Sadece sanmakla açıklanamaz bu tür şeyler aslında. Çünkü sanmak, bir yerde anlaşılabilir, zira kimi bilinçsiz insanlar, ahmaklar, dikkatsizler, cahiller genellikle “sanmak, zannetmek” üzere hayatlarını yaşarlar. Oysa gerek küresel kültür endüstrisi gerekse onların ülkelerdeki lejyonerleri ve gönüldaşları bunları birer ideolojiyle dönüştürürler. Sadece ideolojileştirmezler aynı zamanda onları birer asimilasyon aracı olarak da kullanırlar. Bununda yolu eğitim ve teknikle kültürü empoze etmektir. Literatürde kültürel asimilasyon denen ama aslı haçlı-hilal savaşı olan son yüzyıldaki üstü örtülü savaşı böyle anlamak lazım. Meseleler aslında hiç değişmiyor. Şu anda olan şeyle misal 1400 yıl önce olan şey aynı: Haçlı ve hilal savaşı. Değişen şey, kültüründen arınarak yaşamayı matah, yeni, modern bir şey sanmaktır. Bu da esasında cahilleştirme operasyonudur. Eğitim ve teknolojinin asimilasyon aracı olarak kullanıldığı bu operasyonla kültürel düşünmek yok edildi. İşte bu nedenle kültürü bir toplumu oluşturan herhangi bir parça olarak değil, toplumun kimliğini ve şahsiyetini inşa eden fabrikası olarak görmek gerek.
Bugün ülkemizdeki şaşkınlığın, cehaletin sebebi eğitimle ortadan kaldırılan kültürümüz ve yine eğitimle yaygınlaştırılan çağdaş batılı seküler kültürün sevimlileştirilmesidir. Hal böyleyken, Fransız okullarının hizaya getirilmesine nasıl bakmalıyız? Mesele Fransız okullarının yasadışı eğitim yapması değil, mesele Türk milli eğitiminin Fransız eğitimi yapmasıdır. Eğer Fransızların sahtekârlığını ortaya çıkarmakla eğitimde kimlikli bir vaziyet almış olduğumuza inananlar bir sevinç yaşıyorsa, bilmeliler ki, bu durum olsa olsa Fransızlaşmış eğitimimizin kaçaklarını tıkayarak daha fazla kimliksiz insan yetiştirmeye razı olmamıza yol açar. Unutulmamalıdır ki amaçsız, hedefsiz ve kısa vadeli sevinçler bizi sistemi savunmaya yol veren tuzaklardır.

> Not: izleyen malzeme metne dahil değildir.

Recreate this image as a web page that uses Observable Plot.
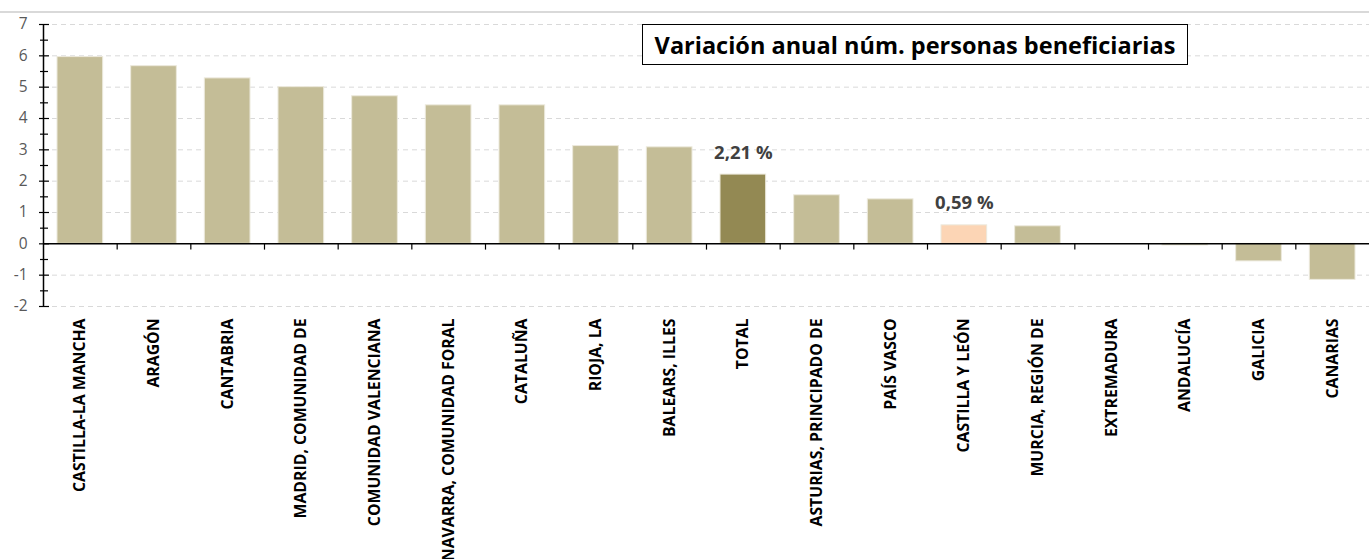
<!DOCTYPE html>
<html><head><meta charset="utf-8">
<script src="https://cdn.jsdelivr.net/npm/d3@7"></script>
<script src="https://cdn.jsdelivr.net/npm/@observablehq/plot@0.6"></script>
<style>
body{margin:0;background:#fff;}
#wrap{position:relative;width:1369px;height:559px;overflow:hidden;font-family:"Open Sans",sans-serif;}
#wrap svg{position:absolute;left:0;top:0;}
#topline{position:absolute;left:0;top:11px;width:1369px;height:0;border-top:2px solid #d9d9d9;z-index:2;}
#title{position:absolute;left:642px;top:24px;width:544px;height:39px;border:1.5px solid #000;background:#fff;font-weight:bold;font-size:23.5px;letter-spacing:0;display:flex;align-items:center;justify-content:center;z-index:2;color:#000;white-space:nowrap;}
</style></head>
<body><div id="wrap"><div id="topline"></div><div id="title">Variación anual núm. personas beneficiarias</div></div>
<script>
const regions = ["CASTILLA-LA MANCHA","ARAGÓN","CANTABRIA","MADRID, COMUNIDAD DE","COMUNIDAD VALENCIANA","NAVARRA, COMUNIDAD FORAL","CATALUÑA","RIOJA, LA","BALEARS, ILLES","TOTAL","ASTURIAS, PRINCIPADO DE","PAÍS VASCO","CASTILLA Y LEÓN","MURCIA, REGIÓN DE","EXTREMADURA","ANDALUCÍA","GALICIA","CANARIAS"];
const values = [5.96, 5.67, 5.28, 5.00, 4.71, 4.42, 4.42, 3.12, 3.08, 2.21, 1.55, 1.42, 0.59, 0.56, 0.00, -0.05, -0.56, -1.15];
const yTicks = [-2, -1, 0, 1, 2, 3, 4, 5, 6, 7];
const yMinorTicks = [-1.5, -0.5, 0.5, 1.5, 2.5, 3.5, 4.5, 5.5, 6.5];
const labelled = ["TOTAL", "CASTILLA Y LEÓN"];
const barColors = {"TOTAL": "#938953", "CASTILLA Y LEÓN": "#fcd5b5"};
const baseColor = "#c4bd97";

const data = regions.map((r, i) => ({region: r, value: values[i]}));
const W = 1369, H = 559, mL = 43, mR = 0, mT = 24, mB = 253;
const plotW = W - mL - mR;
const pIn = 0.38, pOut = 0.19;
const step = plotW / (regions.length - pIn + 2 * pOut);
const fmt = v => d3.format(".2f")(v).replace(".", ",") + " %";

const chart = Plot.plot({
  width: W, height: H,
  marginLeft: mL, marginRight: mR, marginTop: mT, marginBottom: mB,
  style: {fontFamily: "Open Sans, sans-serif", background: "transparent"},
  x: {domain: regions, paddingInner: pIn, paddingOuter: pOut, round: false, label: null},
  y: {domain: [-2, 7], label: null},
  color: {type: "identity"},
  marks: [
    Plot.ruleY(yTicks.filter(d => d !== 0), {y: d => d, stroke: "#d9d9d9", strokeWidth: 1, strokeDasharray: "5,4"}),
    Plot.barY(data, {x: "region", y: "value", fill: d => barColors[d.region] ?? baseColor, stroke: "#ece9dc", strokeWidth: 1}),
    Plot.ruleY([0], {stroke: "#000", strokeWidth: 1.5}),
    Plot.ruleX(regions.slice(1), {x: d => d, dx: -step / 2, y1: 0, y2: -0.2, stroke: "#000", strokeWidth: 1.2}),
    Plot.ruleX([regions[0]], {x: d => d, dx: -step / 2, y1: -2, y2: 7, stroke: "#000", strokeWidth: 1.5}),
    Plot.ruleY(yTicks, {y: d => d, insetRight: plotW - 10, dx: -4, stroke: "#000", strokeWidth: 1.2}),
    Plot.ruleY(yMinorTicks, {y: d => d, insetRight: plotW - 8, dx: -3, stroke: "#000", strokeWidth: 1.2}),
    Plot.axisY({ticks: yTicks, tickSize: 0, tickPadding: 16, fontSize: 15.5, color: "#595959", tickFormat: d => String(d).replace("−", "-")}),
    Plot.axisX({tickSize: 0, tickRotate: -90, tickPadding: 12, fontSize: 15.8, fontWeight: "bold", color: "#000"}),
    Plot.text(data.filter(d => labelled.includes(d.region)), {x: "region", y: "value", text: d => fmt(d.value), dy: -22, fontSize: 18.5, fontWeight: "bold", fill: "#404040"})
  ]
});
document.getElementById("wrap").prepend(chart);
</script>
</body></html>
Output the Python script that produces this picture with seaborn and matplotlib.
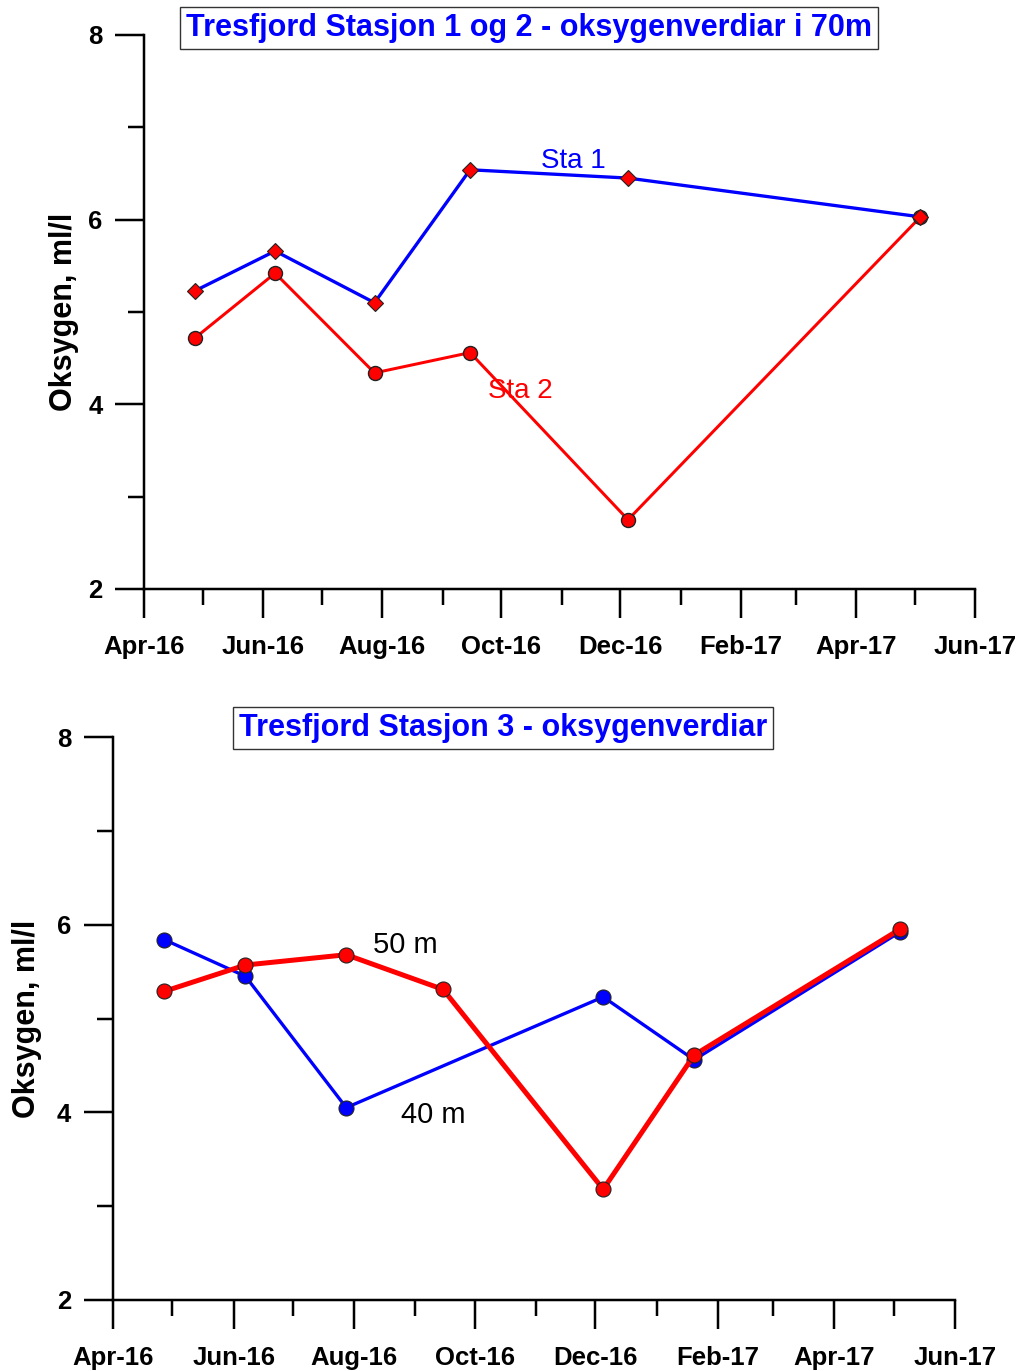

Zira çürük binanın onarımı sadece kendimizi kandırmamıza neden olur, binanın sağlamlaşmasına değil. Kısaca Fransız okullarının hizaya getirilmesiyle uğraşmak güzel, ama 150 yıldan beri Fransızlaşmış okullarımızı kim ve nasıl hizaya getirecek?
Hocam çok teşekkür
Güzel bir yazı kaleminize gönlünüze sağlık. Kişilik, kimlik, kültür ve eğitim: çok istifade edilecek bir makale.